In the special meeting held following the work-study, the council held a first reading and public hearing regarding non-conforming uses and structures in town.

The ordinance deals with the structures, which would not be in compliance with the regulations set forth if the ordinance is approved.

The council voted 6-0 to send the ordinance back to the Planning and Zoning Commission for clarification. The wording of the ordinance, which was sent to the council after being approved by the Planning and Zoning Commission, was confusing for some of the councilors.

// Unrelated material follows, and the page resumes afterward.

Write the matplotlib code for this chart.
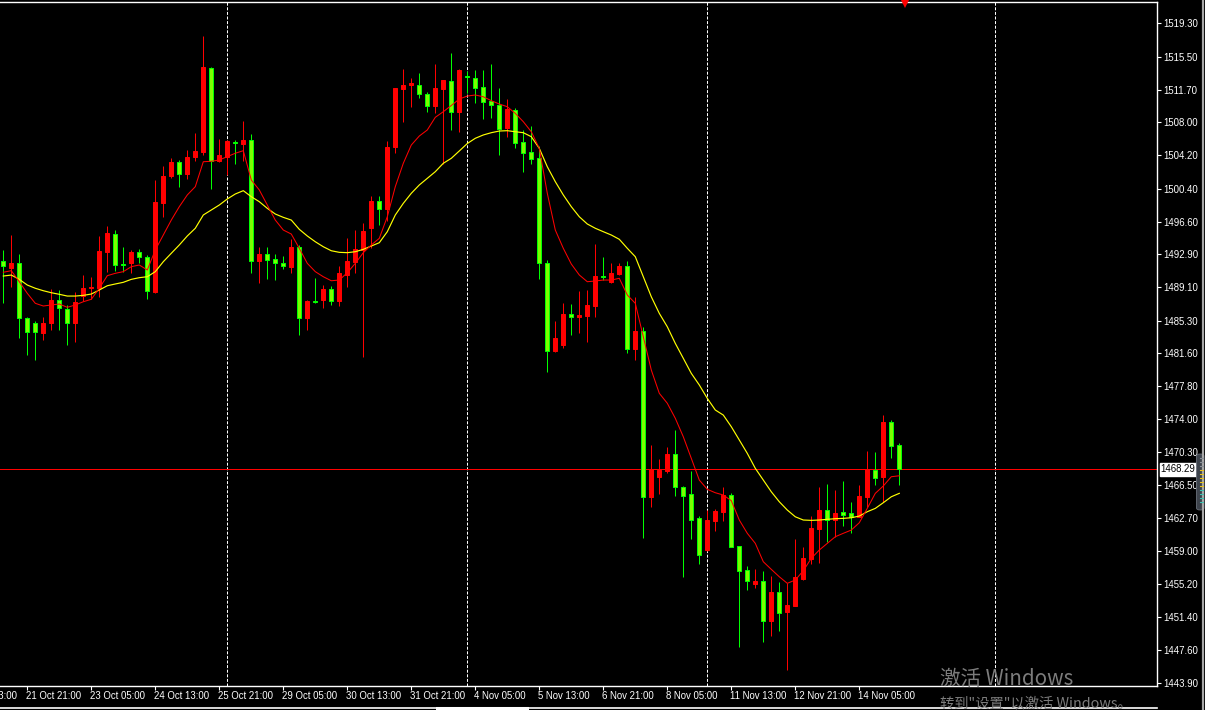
import matplotlib
matplotlib.use("Agg")
import matplotlib.pyplot as plt
from matplotlib.patches import FancyBboxPatch
from matplotlib.lines import Line2D

plt.rcParams['font.family'] = ['Liberation Sans', 'DejaVu Sans']

# ---------------- data (H4 candles, XAUUSD-like) ----------------
opens = [1492.1, 1491.35, 1491.85, 1485.6, 1485.0, 1483.9, 1485.0, 1487.65, 1486.6, 1485.0,
         1488.1, 1489.0, 1489.0, 1493.2, 1495.2, 1491.8, 1491.85, 1493.1, 1492.6, 1488.6,
         1498.8, 1501.8, 1503.4, 1502.1, 1504.0, 1504.6, 1514.15, 1503.5, 1504.05, 1505.75,
         1505.5, 1505.9, 1492.15, 1492.9, 1492.35, 1491.85, 1491.4, 1493.75, 1485.6, 1487.5,
         1487.7, 1488.9, 1487.55, 1490.5, 1492.05, 1493.4, 1495.9, 1499.0, 1498.1, 1505.1,
         1511.8, 1512.2, 1512.25, 1511.2, 1509.8, 1511.8, 1512.7, 1509.1, 1513.3, 1513.1,
         1512.0, 1510.4, 1509.9, 1507.3, 1509.4, 1505.7, 1504.6, 1503.9, 1491.85, 1481.85,
         1482.5, 1486.05, 1485.7, 1485.85, 1487.0, 1490.35, 1489.75, 1490.6, 1491.55, 1482.0,
         1484.1, 1465.15, 1467.45, 1468.15, 1470.05, 1466.25, 1465.45, 1462.7, 1459.05, 1462.4,
         1463.45, 1465.35, 1459.5, 1456.8, 1455.15, 1455.55, 1451.0, 1454.3, 1452.0, 1452.65,
         1455.8, 1458.0, 1461.45, 1463.6, 1462.55, 1463.4, 1463.25, 1462.8, 1465.15, 1468.2,
         1467.45, 1473.7, 1471.05]
highs = [1493.4, 1495.1, 1492.9, 1485.75, 1485.2, 1485.75, 1488.9, 1488.8, 1487.1, 1488.6,
         1490.5, 1490.3, 1495.0, 1496.1, 1495.7, 1493.7, 1493.4, 1493.45, 1492.8, 1501.4,
         1503.0, 1503.85, 1503.7, 1504.8, 1506.8, 1517.85, 1514.3, 1506.1, 1505.95, 1506.0,
         1508.1, 1506.6, 1493.7, 1493.75, 1492.9, 1492.7, 1494.6, 1493.95, 1487.65, 1490.2,
         1489.4, 1489.25, 1491.5, 1494.7, 1495.65, 1496.5, 1499.5, 1499.5, 1505.8, 1511.9,
         1514.05, 1513.0, 1513.65, 1511.4, 1514.65, 1512.8, 1515.9, 1514.05, 1513.9, 1513.95,
         1513.95, 1514.7, 1511.9, 1510.6, 1509.6, 1507.1, 1507.55, 1505.3, 1492.2, 1485.2,
         1487.35, 1487.2, 1488.7, 1488.8, 1494.05, 1492.6, 1491.85, 1491.9, 1492.1, 1488.0,
         1484.6, 1471.05, 1469.45, 1470.8, 1472.8, 1466.4, 1468.1, 1463.0, 1463.6, 1463.8,
         1466.3, 1465.6, 1459.5, 1457.2, 1456.9, 1456.7, 1456.1, 1455.4, 1455.3, 1460.3,
         1459.45, 1463.0, 1466.3, 1466.6, 1465.9, 1467.0, 1464.6, 1466.5, 1470.4, 1470.3,
         1474.5, 1473.9, 1471.3]
lows = [1487.3, 1489.2, 1483.3, 1481.4, 1480.8, 1483.1, 1484.2, 1484.2, 1482.5, 1482.9,
        1487.5, 1487.8, 1488.0, 1490.9, 1491.0, 1490.9, 1490.8, 1491.85, 1487.8, 1488.5,
        1497.2, 1501.6, 1500.6, 1501.45, 1503.6, 1504.2, 1500.4, 1503.4, 1501.95, 1503.2,
        1503.55, 1490.7, 1489.6, 1490.1, 1490.0, 1491.15, 1490.7, 1483.65, 1484.2, 1487.3,
        1486.8, 1487.1, 1487.0, 1489.2, 1490.8, 1481.1, 1493.6, 1496.2, 1496.7, 1504.5,
        1508.05, 1509.75, 1510.8, 1509.2, 1509.0, 1503.2, 1507.1, 1506.9, 1511.3, 1510.2,
        1508.4, 1508.5, 1504.2, 1506.3, 1505.0, 1502.3, 1503.2, 1490.1, 1479.4, 1481.7,
        1482.2, 1483.65, 1483.85, 1482.8, 1485.7, 1489.95, 1489.6, 1490.5, 1481.6, 1480.8,
        1460.4, 1464.0, 1465.5, 1467.9, 1465.25, 1456.0, 1460.3, 1457.5, 1459.0, 1461.2,
        1462.4, 1459.4, 1448.0, 1454.55, 1454.75, 1448.6, 1449.2, 1449.8, 1445.3, 1452.65,
        1455.6, 1457.45, 1457.6, 1460.0, 1460.6, 1461.85, 1461.0, 1462.8, 1463.95, 1466.5,
        1464.6, 1469.55, 1466.5]
closes = [1491.5, 1491.9, 1485.6, 1484.0, 1484.0, 1485.0, 1487.65, 1486.7, 1485.0, 1487.4,
          1489.0, 1489.1, 1493.3, 1495.3, 1491.7, 1491.7, 1493.1, 1492.6, 1488.7, 1498.9,
          1501.8, 1503.4, 1502.1, 1504.0, 1504.7, 1514.3, 1503.5, 1504.2, 1505.8, 1505.6,
          1505.95, 1492.15, 1492.9, 1492.2, 1491.85, 1491.5, 1493.7, 1485.6, 1487.55, 1487.4,
          1488.9, 1487.6, 1490.7, 1492.1, 1493.5, 1495.5, 1499.0, 1498.1, 1505.2, 1511.9,
          1512.25, 1512.5, 1511.2, 1509.8, 1511.9, 1512.8, 1509.1, 1513.95, 1513.2, 1511.9,
          1510.3, 1509.9, 1507.25, 1509.5, 1505.65, 1504.5, 1503.8, 1491.9, 1481.85, 1483.35,
          1486.05, 1485.7, 1485.95, 1487.1, 1490.4, 1490.25, 1490.7, 1491.5, 1482.05, 1484.1,
          1465.15, 1468.3, 1468.2, 1470.05, 1466.25, 1465.3, 1462.5, 1458.5, 1462.5, 1463.5,
          1465.35, 1459.45, 1456.7, 1455.55, 1455.55, 1451.0, 1454.3, 1451.9, 1452.75, 1455.95,
          1458.15, 1461.6, 1463.6, 1462.55, 1463.25, 1463.05, 1462.8, 1465.25, 1468.3, 1467.35,
          1473.75, 1471.0, 1468.29]

# red (fast) moving average
ma_fast = [1490.83, 1491.01, 1489.75, 1488.42, 1487.28, 1486.97, 1487.09, 1487.20, 1486.82, 1487.09,
           1487.46, 1487.74, 1489.0, 1490.44, 1490.71, 1490.9, 1491.47, 1491.66, 1491.09, 1493.38,
           1495.09, 1496.8, 1498.33, 1499.67, 1500.62, 1503.47, 1503.52, 1503.67, 1504.05, 1504.44,
           1504.73, 1501.38, 1500.24, 1498.52, 1496.8, 1495.66, 1495.2, 1493.57, 1491.85, 1490.9,
           1490.32, 1489.86, 1489.94, 1490.78, 1491.85, 1493.07, 1493.95, 1494.71, 1497.18, 1500.62,
           1503.29, 1505.38, 1506.41, 1507.1, 1508.55, 1509.19, 1509.9, 1510.64, 1510.98, 1511.1,
           1510.9, 1510.45, 1510.07, 1509.76, 1509.0, 1508.05, 1506.9, 1505.0, 1499.86, 1495.66,
           1493.57, 1491.77, 1490.52, 1489.75, 1489.83, 1489.94, 1489.94, 1490.14, 1488.23, 1487.28,
           1483.46, 1479.65, 1476.99, 1475.85, 1474.13, 1472.02, 1469.55, 1467.07, 1466.01, 1465.62,
           1465.36, 1464.71, 1462.5, 1460.98, 1459.83, 1457.73, 1456.86, 1456.01, 1455.26, 1455.64,
           1456.7, 1458.12, 1459.07, 1459.83, 1460.59, 1460.98, 1461.35, 1462.19, 1463.84, 1465.55,
           1466.39, 1467.45, 1467.56]
# yellow (slow) moving average
ma_slow = [1490.4, 1490.51, 1490.02, 1489.37, 1489.0, 1488.72, 1488.49, 1488.31, 1488.11, 1488.11,
           1488.19, 1488.34, 1488.8, 1489.29, 1489.49, 1489.68, 1490.02, 1490.21, 1490.32, 1490.9,
           1492.04, 1493.0, 1493.95, 1494.98, 1495.86, 1497.38, 1497.95, 1498.52, 1499.21, 1499.78,
           1500.16, 1499.47, 1498.9, 1498.14, 1497.49, 1497.11, 1496.8, 1495.74, 1494.98, 1494.32,
           1493.75, 1493.29, 1493.11, 1493.07, 1493.18, 1493.45, 1493.83, 1494.21, 1495.47, 1497.38,
           1498.71, 1499.86, 1500.81, 1501.57, 1502.33, 1503.29, 1503.86, 1504.7, 1505.55, 1506.15,
           1506.53, 1506.79, 1506.98, 1507.02, 1506.9, 1506.79, 1506.33, 1505.0, 1502.9, 1501.19,
           1499.67, 1498.33, 1497.18, 1496.35, 1495.86, 1495.47, 1495.09, 1494.6, 1493.57, 1492.61,
           1490.32, 1488.03, 1486.13, 1484.6, 1482.7, 1480.99, 1479.27, 1477.94, 1476.41, 1475.08,
           1474.5, 1473.17, 1471.65, 1470.12, 1468.41, 1467.07, 1465.73, 1464.59, 1463.64, 1462.87,
           1462.5, 1462.46, 1462.5, 1462.58, 1462.65, 1462.69, 1462.76, 1462.95, 1463.45, 1463.83,
           1464.48, 1465.16, 1465.55]

time_tick_bars = [-5, 3, 11, 19, 27, 35, 43, 51, 59, 67, 75, 83, 91, 99, 107]
time_tick_labels = ['18 Oct 13:00', '21 Oct 21:00', '23 Oct 05:00', '24 Oct 13:00',
                    '25 Oct 21:00', '29 Oct 05:00', '30 Oct 13:00', '31 Oct 21:00',
                    '4 Nov 05:00', '5 Nov 13:00', '6 Nov 21:00', '8 Nov 05:00',
                    '11 Nov 13:00', '12 Nov 21:00', '14 Nov 05:00']
separator_bars = [28, 58, 88, 124]
price_tick_labels = ['1519.30', '1515.50', '1511.70', '1508.00', '1504.20', '1500.40',
                     '1496.60', '1492.90', '1489.10', '1485.30', '1481.60', '1477.80',
                     '1474.00', '1470.30', '1466.50', '1462.70', '1459.00', '1455.20',
                     '1451.40', '1447.60', '1443.90']
bid_price = 1468.29
bid_label = '1468.29'
arrow_bar, arrow_price = 112.7, 1521.45

# ---------------- styling ----------------
BG = 'black'
UP = '#ff0000'
DN_FILL = '#7cfc00'
DN_EDGE = '#00ff00'
PX = 0.72  # one pixel in points at dpi 100

W, H = 1205, 710
fig = plt.figure(figsize=(W / 100, H / 100), dpi=100, facecolor=BG)
ax_left, ax_right, ax_top, ax_bot = 0, 1156.7, 2.3, 686.0
ax = fig.add_axes([ax_left / W, (H - ax_bot) / H, (ax_right - ax_left) / W, (ax_bot - ax_top) / H])
ax.set_facecolor(BG)

n = len(opens)
xs = list(range(n))

# separators
for b in separator_bars:
    ax.axvline(b, color='white', lw=PX, linestyle=(0, (3, 1.6)), zorder=1)

# bid line
ax.axhline(bid_price, color='#ff0000', lw=PX, zorder=2)

# candles
for i in xs:
    o, h, l, c = opens[i], highs[i], lows[i], closes[i]
    up = c > o
    wc = UP if up else DN_EDGE
    fc = UP if up else DN_FILL
    ax.vlines(i, l, h, color=wc, lw=PX, zorder=3)
    lo, hi = min(o, c), max(o, c)
    ax.bar(i, max(hi - lo, 0.02), bottom=lo, width=0.5, color=fc, edgecolor=wc,
           linewidth=PX, zorder=4)

# moving averages
ax.plot(xs, ma_slow, color='#ffff00', lw=0.85, zorder=5)
ax.plot(xs, ma_fast, color='#ff0000', lw=0.75, zorder=5)

# red arrow marker at top
ax.plot([arrow_bar], [arrow_price], marker='v', color='#ff0000', markersize=5.5,
        markeredgewidth=0, clip_on=False, zorder=6)

# limits
ax.set_xlim(-0.4125, 144.175)
ax.set_ylim(1443.52, 1521.70)

# spines
for s in ['top', 'right', 'bottom']:
    ax.spines[s].set_color('white')
    ax.spines[s].set_linewidth(1.0)
ax.spines['left'].set_visible(False)

# price axis
ax.yaxis.tick_right()
ax.set_yticks([float(s) for s in price_tick_labels])
ax.set_yticklabels(price_tick_labels)
ax.tick_params(axis='y', colors='white', labelcolor='white', length=3, width=0.8,
               pad=2, labelsize=6.9, direction='out')

# time axis
vis = [b for b in time_tick_bars if -0.4 <= b <= 144]
ax.set_xticks(vis)
ax.set_xticklabels([''] * len(vis))
ax.tick_params(axis='x', colors='white', length=3, width=0.8, direction='out')
for b, lab in zip(time_tick_bars, time_tick_labels):
    ax.annotate(lab, xy=(b, 0), xycoords=('data', 'axes fraction'),
                xytext=(-1.5, -10), textcoords='offset pixels', ha='left', va='center',
                color='white', fontsize=6.9, annotation_clip=False)

# bid price label on axis
ax.annotate(bid_label, xy=(1, bid_price), xycoords=('axes fraction', 'data'),
            xytext=(4, 0), textcoords='offset pixels', ha='left', va='center',
            color='black', fontsize=6.9, annotation_clip=False, zorder=10,
            bbox=dict(boxstyle='square,pad=0.12', fc='white', ec='white'))

# frame lines outside the axes
fig.add_artist(Line2D([0, ax_right / W], [(H - 707.7) / H] * 2, color='white', lw=1.2))
fig.add_artist(Line2D([437 / W, 527 / W], [(H - 707.7) / H] * 2, color='white', lw=2.2))
fig.add_artist(Line2D([1202.8 / W] * 2, [0, 1], color='#a8a8a8', lw=1.6))

# small side widget
fig.add_artist(FancyBboxPatch((1196.5 / W, (H - 510) / H), 7.5 / W, 56 / H,
                              boxstyle='round,pad=0,rounding_size=0.003',
                              fc='#3d434c', ec='#6a707a', lw=0.6))
for k in range(12):
    yy = 458 + k * 4
    col = '#8a8f96' if k < 3 else ('#e8c21a' if k < 8 else '#3fc1b0')
    fig.add_artist(Line2D([1199.5 / W, 1203 / W], [(H - yy) / H] * 2, color=col, lw=0.8))

# Windows activation watermark
fig.text(940 / W, (H - 679) / H, '激活 Windows', color='#7c7c7c', fontsize=14.8,
         family=['Noto Sans CJK SC', 'DejaVu Sans'], ha='left', va='center', zorder=20)
fig.text(940 / W, (H - 703) / H, '转到"设置"以激活 Windows。', color='#7c7c7c', fontsize=10.3,
         family=['Noto Sans CJK SC', 'DejaVu Sans'], ha='left', va='center', zorder=20)

fig.savefig('out.png', dpi=100, facecolor=BG)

The Planning and Zoning Commission will review the ordinance at its next meeting in December and it will return to the council sometime in January.

The council voted unanimously to change banking services to Chase Bank, contingent upon Tedeschi reviewing offerings at First State Bank.

The council voted unanimously to adopt an ordinance adding modifications from the Model City Tax Code to the town's tax code, allowing for

local audits.

The measure will allow local audits, of which the funds collected will be used for the town's police services fund.

The council also held a first reading and public hearing on architectural design review guidelines.

The council voted 5-1 with councilor Art Lloyd dissenting on the guidelines, which were created by the Design Review Commission.

The guidelines include details about regulation of building design, color, landscaping and signage.

The Design Review Commission also included pictures of model building from around the Payson area, such as Sawmill Theatres, McDonald's, Chili's and Fargo's Steakhouse.

The council will hold a second reading on the issue at the Nov. 20 regular meeting.

Councilor Mary Ann Kotelnicki was not in attendance at the meeting.